Task objective>
Filter the listing and keep only the lines with the word "seaborn".

(Source code of charts)
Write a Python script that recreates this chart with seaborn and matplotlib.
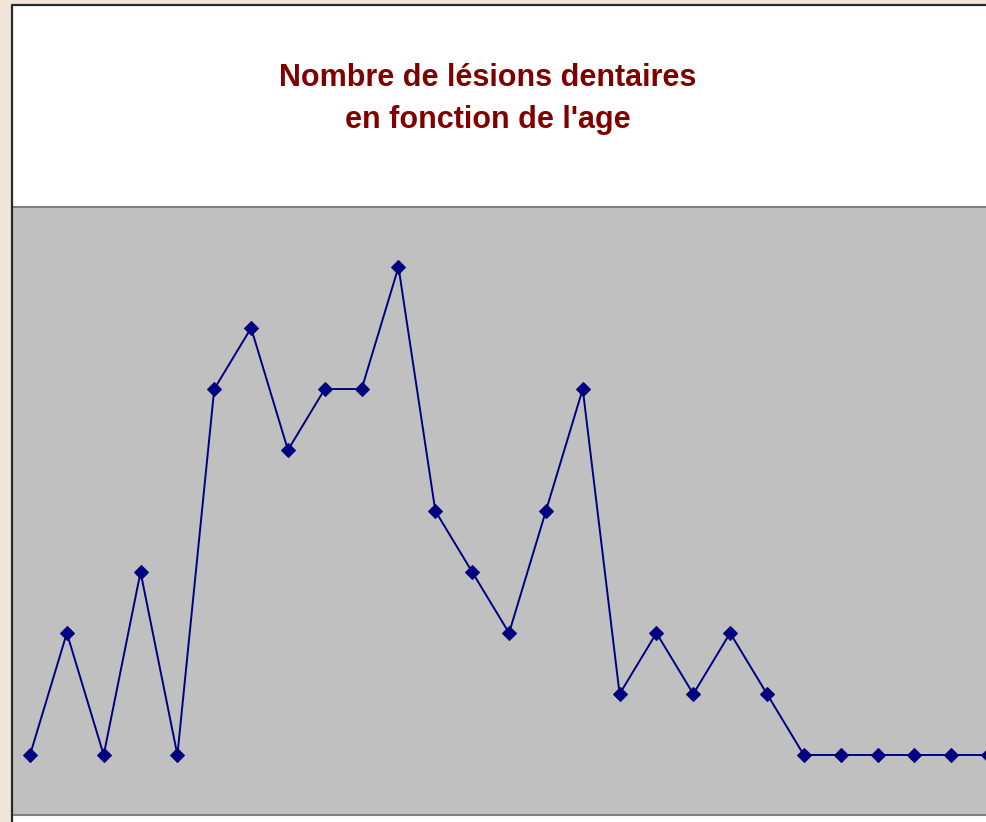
import matplotlib
matplotlib.use("Agg")
import matplotlib.pyplot as plt
import seaborn as sns
import pandas as pd
from matplotlib.patches import Rectangle
from matplotlib.lines import Line2D

ages = list(range(27))
lesions = [0, 2, 0, 3, 0, 6, 7, 5, 6, 6, 8, 4, 3, 2, 4, 6, 1, 2, 1, 2, 1, 0, 0, 0, 0, 0, 0]
title = "Nombre de lésions dentaires\nen fonction de l'age"

df = pd.DataFrame({"age": ages, "lesions": lesions})

sns.set_style("white")
plt.rcParams['font.family'] = ['Liberation Sans', 'DejaVu Sans']

W, H = 987, 822
fig = plt.figure(figsize=(W / 100, H / 100), dpi=100)
fig.patch.set_facecolor("#F2E6DA")

# white chart panel with dark border on left/top
px = 12 / W
fig.patches.append(Rectangle((px, 0), 1.0, (H - 5) / H, transform=fig.transFigure,
                             facecolor="white", edgecolor="none", zorder=-5))
fig.lines.append(Line2D([px, px], [0, (H - 5) / H], transform=fig.transFigure,
                        color="#2a2a2a", lw=1.6, zorder=5))
fig.lines.append(Line2D([px, 1.0], [(H - 5) / H, (H - 5) / H], transform=fig.transFigure,
                        color="#2a2a2a", lw=1.6, zorder=5))

ax_left = 13 / W
ax_bottom = (H - 815) / H
ax_top = (H - 207) / H
ax = fig.add_axes([ax_left, ax_bottom, 1.0 - ax_left, ax_top - ax_bottom])
ax.set_zorder(1)
ax.set_facecolor("#C0C0C0")

sns.lineplot(data=df, x="age", y="lesions", ax=ax, color="#000080", lw=1.4,
             marker="D", markersize=7.4, markeredgecolor="#000080",
             markerfacecolor="#000080")

step = 36.85
ax.set_xlim(-(30 - 13) / step, -(30 - 13) / step + (W - 13) / step)
ax.set_ylim(-(815 - 755) / 61.0, 8 + (267 - 207) / 61.0)
ax.set_xticks([])
ax.set_yticks([])
ax.set_xlabel("")
ax.set_ylabel("")
for side in ["left", "right"]:
    ax.spines[side].set_visible(False)
for side in ["top", "bottom"]:
    ax.spines[side].set_color("#808080")
    ax.spines[side].set_linewidth(1.5)

fig.text(488 / W, 1 - 99 / H, title, ha="center", va="center", color="#800000",
         fontsize=22, fontweight="bold", linespacing=1.5, zorder=6)

fig.savefig("out.png", dpi=100, facecolor=fig.get_facecolor())
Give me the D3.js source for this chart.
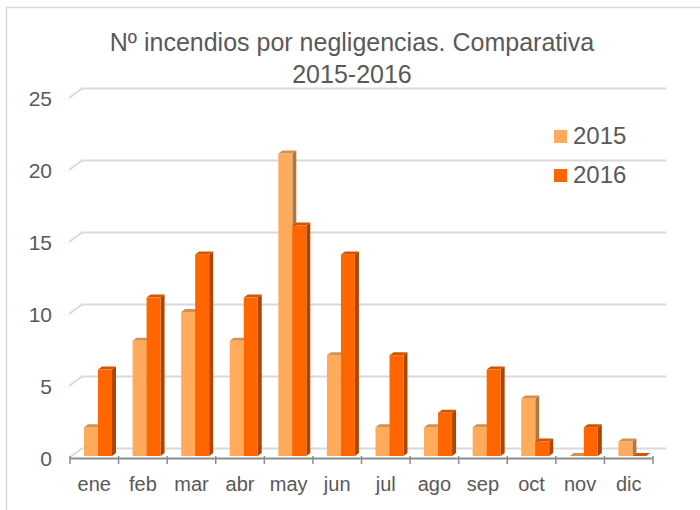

Exercise response>
Write a Python script that recreates this chart with seaborn and matplotlib.
import seaborn as sns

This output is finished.